With the rapid progress of large language models (LLMs), LLM-powered multi-agent systems (MAS) are drawing increasing interest across academia and industry. However, many current MAS frameworks struggle with reliability and scalability, especially on complex tasks. We present AgentGit, a framework that brings Git-like rollback and branching to MAS workflows. Built as an infrastructure layer on top of LangGraph, AgentGit supports state commit, revert, and branching, allowing agents to traverse, compare, and explore multiple trajectories efficiently. To evaluate AgentGit, we designed an experiment that optimizes target agents by selecting better prompts. We ran a multi-step A/B test against three baselines -- LangGraph, AutoGen, and Agno -- on a real-world task: retrieving and analyzing paper abstracts. Results show that AgentGit significantly reduces redundant computation, lowers runtime and token usage, and supports parallel exploration across multiple branches, enhancing both reliability and scalability in MAS development. This work offers a practical path to more robust MAS design and enables error recovery, safe exploration, iterative debugging, and A/B testing in collaborative AI systems.

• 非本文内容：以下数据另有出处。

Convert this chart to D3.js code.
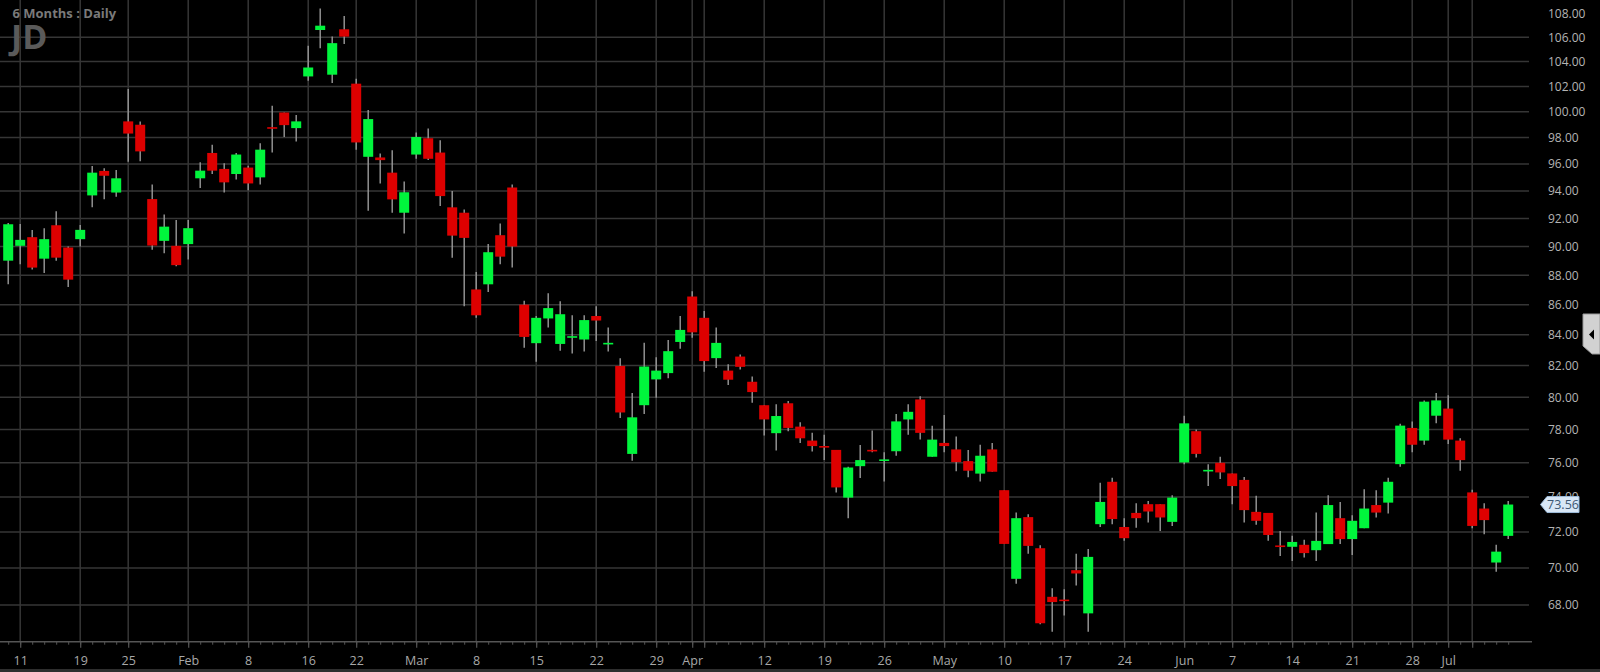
<!DOCTYPE html>
<html><head><meta charset="utf-8">
<script src="https://cdn.jsdelivr.net/npm/d3@7"></script>
<style>
html,body{margin:0;padding:0;background:#000;overflow:hidden;}
svg{display:block;}
</style></head><body>
<svg id="chart" width="1600" height="672"></svg>
<script>
const dates = [
"2021-01-08","2021-01-11","2021-01-12","2021-01-13","2021-01-14","2021-01-15","2021-01-19","2021-01-20","2021-01-21","2021-01-22",
"2021-01-25","2021-01-26","2021-01-27","2021-01-28","2021-01-29","2021-02-01","2021-02-02","2021-02-03","2021-02-04","2021-02-05",
"2021-02-08","2021-02-09","2021-02-10","2021-02-11","2021-02-12","2021-02-16","2021-02-17","2021-02-18","2021-02-19","2021-02-22",
"2021-02-23","2021-02-24","2021-02-25","2021-02-26","2021-03-01","2021-03-02","2021-03-03","2021-03-04","2021-03-05","2021-03-08",
"2021-03-09","2021-03-10","2021-03-11","2021-03-12","2021-03-15","2021-03-16","2021-03-17","2021-03-18","2021-03-19","2021-03-22",
"2021-03-23","2021-03-24","2021-03-25","2021-03-26","2021-03-29","2021-03-30","2021-03-31","2021-04-01","2021-04-05","2021-04-06",
"2021-04-07","2021-04-08","2021-04-09","2021-04-12","2021-04-13","2021-04-14","2021-04-15","2021-04-16","2021-04-19","2021-04-20",
"2021-04-21","2021-04-22","2021-04-23","2021-04-26","2021-04-27","2021-04-28","2021-04-29","2021-04-30","2021-05-03","2021-05-04",
"2021-05-05","2021-05-06","2021-05-07","2021-05-10","2021-05-11","2021-05-12","2021-05-13","2021-05-14","2021-05-17","2021-05-18",
"2021-05-19","2021-05-20","2021-05-21","2021-05-24","2021-05-25","2021-05-26","2021-05-27","2021-05-28","2021-06-01","2021-06-02",
"2021-06-03","2021-06-04","2021-06-07","2021-06-08","2021-06-09","2021-06-10","2021-06-11","2021-06-14","2021-06-15","2021-06-16",
"2021-06-17","2021-06-18","2021-06-21","2021-06-22","2021-06-23","2021-06-24","2021-06-25","2021-06-28","2021-06-29","2021-06-30",
"2021-07-01","2021-07-02","2021-07-06","2021-07-07","2021-07-08","2021-07-09"];

const open = [
89.01,90.05,90.66,89.15,91.51,89.93,90.52,93.67,95.48,93.88,
99.25,98.99,93.40,90.40,90.05,90.17,94.93,96.83,95.63,95.25,
95.73,95.00,98.78,99.94,98.73,102.80,106.60,102.94,106.66,102.22,
96.54,96.49,95.35,92.41,96.71,97.95,96.86,92.80,92.41,87.03,
87.38,90.80,94.25,86.00,83.45,85.08,83.40,83.84,83.69,85.24,
83.41,81.98,76.53,79.50,81.12,81.52,83.53,86.55,85.12,82.48,
81.68,82.58,80.97,79.50,77.78,79.62,78.18,77.33,76.98,76.77,
73.96,75.80,76.75,76.14,76.69,78.62,79.86,76.36,77.19,76.80,
76.10,75.36,76.80,74.39,69.41,72.84,71.09,68.44,68.27,69.88,
67.56,72.44,74.88,72.28,73.08,73.58,73.58,72.57,76.02,77.90,
75.52,76.00,75.37,74.99,73.14,73.08,71.22,71.17,71.28,70.98,
71.32,72.78,71.60,72.21,73.53,73.67,75.92,78.10,77.33,78.85,
79.29,77.33,74.26,73.33,70.30,71.78];

const high = [
91.67,91.60,91.17,91.30,92.51,90.00,91.53,95.85,95.68,95.55,
101.79,99.25,94.48,92.29,91.88,91.88,96.12,97.46,96.05,96.83,
95.87,97.56,100.47,99.94,99.75,105.29,108.40,106.05,107.77,102.61,
100.14,96.78,97.03,94.70,98.39,98.70,97.80,94.00,92.65,88.23,
90.17,91.63,94.48,86.27,85.24,86.78,86.23,85.29,85.29,85.89,
84.48,82.47,80.26,83.47,82.53,83.65,85.24,86.90,85.58,84.48,
82.09,82.71,81.31,79.50,79.56,79.76,78.44,77.80,77.68,76.77,
75.76,77.06,77.94,76.63,78.95,79.56,80.06,78.24,78.90,77.58,
76.77,77.08,77.19,74.39,73.10,73.01,71.26,68.90,68.85,70.79,
71.04,74.82,75.12,72.78,73.64,73.77,73.58,74.10,78.85,78.00,
75.92,76.36,75.37,75.16,74.06,73.08,72.06,71.78,71.56,73.10,
74.10,73.71,72.95,74.44,74.39,75.12,78.35,78.50,79.80,80.26,
80.12,77.47,74.41,73.64,71.28,73.77];

const low = [
87.38,88.76,88.40,88.16,89.01,87.19,90.00,92.80,93.38,93.57,
96.17,96.20,89.77,89.53,88.62,89.10,94.22,95.25,93.88,94.85,
94.05,94.48,96.86,98.05,97.70,102.46,105.10,102.27,105.45,97.08,
92.55,94.55,92.41,90.92,96.39,96.29,92.90,89.22,85.89,85.13,
86.85,88.76,88.53,83.15,82.25,84.48,82.95,82.78,82.91,83.60,
82.91,78.71,76.12,78.95,79.96,81.20,83.09,83.80,81.61,81.84,
80.76,81.75,79.66,77.64,76.73,77.90,77.19,76.67,76.16,74.26,
72.78,75.10,76.63,74.90,76.42,77.68,77.39,76.36,76.63,75.50,
75.14,74.90,75.47,71.33,69.14,70.79,66.99,66.60,67.45,69.05,
66.60,72.28,72.44,71.50,72.24,72.53,72.06,72.34,75.92,76.32,
74.63,75.04,73.58,72.53,72.40,71.50,70.66,70.39,70.57,70.39,
71.32,71.32,70.71,72.21,72.82,73.04,75.77,76.63,77.08,78.38,
77.13,75.53,72.21,71.87,69.80,71.60];

const close = [
91.58,90.47,88.53,90.52,89.22,87.70,91.18,95.35,95.12,94.93,
98.31,96.95,90.07,91.41,88.70,91.30,95.50,95.50,94.63,96.71,
94.55,97.08,98.70,98.96,99.25,103.52,106.96,105.51,106.05,97.63,
99.43,96.29,93.38,93.90,98.05,96.39,93.62,90.77,90.61,85.29,
89.60,89.29,90.00,83.86,85.12,85.77,85.36,83.87,84.97,84.94,
83.43,79.05,78.75,81.94,81.68,82.93,84.32,84.16,82.29,83.47,
81.10,81.92,80.32,78.62,78.83,78.10,77.47,77.00,76.93,74.55,
75.72,76.16,76.70,76.17,78.50,79.09,77.80,77.39,77.00,76.04,
75.53,76.42,75.47,71.33,72.78,71.22,67.04,68.16,68.23,69.70,
70.61,73.71,72.73,71.65,72.78,73.16,72.82,73.96,78.38,76.53,
75.55,75.43,74.63,73.24,72.63,71.83,71.18,71.44,70.82,71.50,
73.53,71.60,72.63,73.33,73.10,74.88,78.24,77.08,79.72,79.80,
77.39,76.16,72.34,72.67,70.90,73.56];

const tickDates = ["2021-01-11","2021-01-19","2021-01-25","2021-02-01","2021-02-08","2021-02-16","2021-02-22",
"2021-03-01","2021-03-08","2021-03-15","2021-03-22","2021-03-29","2021-04-01","2021-04-05","2021-04-12","2021-04-19",
"2021-04-26","2021-05-03","2021-05-10","2021-05-17","2021-05-24","2021-06-01","2021-06-07","2021-06-14","2021-06-21",
"2021-06-28","2021-07-01","2021-07-06"];
const tickLabels = ["11","19","25","Feb","8","16","22","Mar","8","15","22","29","Apr","","12","19","26","May","10","17","24","Jun","7","14","21","28","Jul",""];
const priceTicks = [68,70,72,74,76,78,80,82,84,86,88,90,92,94,96,98,100,102,104,106,108];
const gridPrices = [68,70,72,74,76,78,80,82,84,86,88,90,92,94,96,98,100,102,104,106];
const lastPrice = 73.56;
const symbol = "JD";
const period = "6 Months : Daily";

const W = 1600, H = 672;
const plotBottom = 641.7, gridRight = 1529;
const svg = d3.select("#chart");
svg.append("rect").attr("width", W).attr("height", H).attr("fill", "#000");

const x = d3.scalePoint().domain(dates).range([8.2, 1508.2]);
const y = d3.scaleLog().domain([66.08, 109.13]).range([plotBottom, 0]);

const gridColor = "#363636";
// horizontal grid
svg.append("g").selectAll("line").data(gridPrices).join("line")
  .attr("x1", 0).attr("x2", gridRight)
  .attr("y1", d => y(d)).attr("y2", d => y(d))
  .attr("stroke", gridColor).attr("stroke-width", 1.5);
// vertical grid
svg.append("g").selectAll("line").data(tickDates).join("line")
  .attr("x1", d => x(d)).attr("x2", d => x(d))
  .attr("y1", 0).attr("y2", plotBottom)
  .attr("stroke", gridColor).attr("stroke-width", 1.5);

// x axis: minor ticks
const minorAxis = d3.axisBottom(x).tickValues(dates).tickSize(3).tickFormat("");
const gMinor = svg.append("g").attr("transform", `translate(0,${plotBottom})`).call(minorAxis);
gMinor.select(".domain").remove();
gMinor.selectAll(".tick line").attr("stroke", "#555").attr("stroke-width", 1);

const xAxis = d3.axisBottom(x).tickValues(tickDates).tickSize(6).tickPadding(8)
  .tickFormat((d, i) => tickLabels[i]);
const gx = svg.append("g").attr("transform", `translate(0,${plotBottom})`).call(xAxis);
gx.select(".domain").remove();
gx.selectAll(".tick line").attr("stroke", "#555").attr("stroke-width", 1.2);
gx.selectAll(".tick text").attr("fill", "#a8a8a8").attr("font-family", "'Open Sans', sans-serif")
  .attr("font-size", 12.5).attr("dy", "0.71em");
svg.append("line").attr("x1", 0).attr("x2", 1532).attr("y1", plotBottom).attr("y2", plotBottom)
  .attr("stroke", "#555").attr("stroke-width", 1.5);

// bottom strip
svg.append("rect").attr("x", 0).attr("y", 669).attr("width", W).attr("height", 3).attr("fill", "#2e2e2e");

// candles
const idx = d3.range(dates.length);
const up = "#00f53c", down = "#dd0000", wickColor = "#9a9a9a";
const gc = svg.append("g");
gc.selectAll("line.wick").data(idx).join("line").attr("class", "wick")
  .attr("x1", i => x(dates[i])).attr("x2", i => x(dates[i]))
  .attr("y1", i => y(high[i])).attr("y2", i => y(low[i]))
  .attr("stroke", wickColor).attr("stroke-width", 1.4);
const bw = 10;
gc.selectAll("rect.body").data(idx).join("rect").attr("class", "body")
  .attr("x", i => x(dates[i]) - bw / 2).attr("width", bw)
  .attr("y", i => {
    const t = y(Math.max(open[i], close[i])), b = y(Math.min(open[i], close[i]));
    return (b - t) < 1.6 ? (t + b) / 2 - 0.8 : t;
  })
  .attr("height", i => Math.max(1.6, y(Math.min(open[i], close[i])) - y(Math.max(open[i], close[i]))))
  .attr("fill", i => close[i] >= open[i] ? up : down);

// y axis labels
const yAxis = d3.axisRight(y).tickValues(priceTicks).tickSize(0).tickPadding(0).tickFormat(d3.format(".2f"));
const gy = svg.append("g").attr("transform", "translate(1548,0)").call(yAxis);
gy.select(".domain").remove();
gy.selectAll(".tick text").attr("fill", "#b4b4b4").attr("font-family", "'Open Sans', sans-serif")
  .attr("font-size", 12).attr("text-anchor", "start");

// last price tag
const ly = y(lastPrice);
svg.append("path")
  .attr("d", `M1540.5,${ly} L1547,${ly - 8} L1579,${ly - 8} L1579,${ly + 8} L1547,${ly + 8} Z`)
  .attr("fill", "#d8e7f6").attr("stroke", "#9dbbd9").attr("stroke-width", 1);
svg.append("text").attr("x", 1563).attr("y", ly).attr("dy", "0.36em").attr("text-anchor", "middle")
  .attr("fill", "#3d5873").attr("font-family", "'Open Sans', sans-serif").attr("font-size", 12.5)
  .text(d3.format(".2f")(lastPrice));

// right scroll tab
svg.append("path").attr("d", "M1583,314 L1600,314 L1600,354 L1592,354 L1583,346 Z")
  .attr("fill", "#d2d2d2").attr("stroke", "#9a9a9a").attr("stroke-width", 1);
svg.append("path").attr("d", "M1594,329.5 L1594,339.5 L1589,334.5 Z").attr("fill", "#000");

// titles
svg.append("text").attr("x", 12.5).attr("y", 18.3).attr("fill", "#7a7a7a")
  .attr("font-family", "'Open Sans', sans-serif").attr("font-weight", "bold").attr("font-size", 13)
  .text(period);
svg.append("text").attr("x", 11).attr("y", 49).attr("fill", "#5a5a5a")
  .attr("font-family", "'Open Sans', sans-serif").attr("font-weight", "bold").attr("font-size", 34)
  .text(symbol);
</script>
</body></html>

翻译：随着大语言模型（LLMs）的快速发展，基于LLM的多智能体系统（MAS）在学术界和工业界引起了日益广泛的关注。然而，当前许多MAS框架在复杂任务上常面临可靠性与可扩展性不足的挑战。本文提出AgentGit，一个将类Git的回滚与分支机制引入MAS工作流的框架。作为构建于LangGraph之上的基础设施层，AgentGit支持状态提交、回退与分支操作，使智能体能够高效地遍历、比较和探索多路径轨迹。为评估AgentGit，我们设计了一项通过优选提示词来优化目标智能体的实验。在真实任务——检索与分析论文摘要上，我们针对LangGraph、AutoGen和Agno三个基线系统进行了多步骤A/B测试。结果表明，AgentGit显著减少了冗余计算，降低了运行时间与令牌消耗，并支持跨多分支的并行探索，从而提升了MAS开发的可靠性与可扩展性。本工作为构建更鲁棒的MAS提供了可行路径，并在协作式AI系统中实现了错误恢复、安全探索、迭代调试与A/B测试等功能。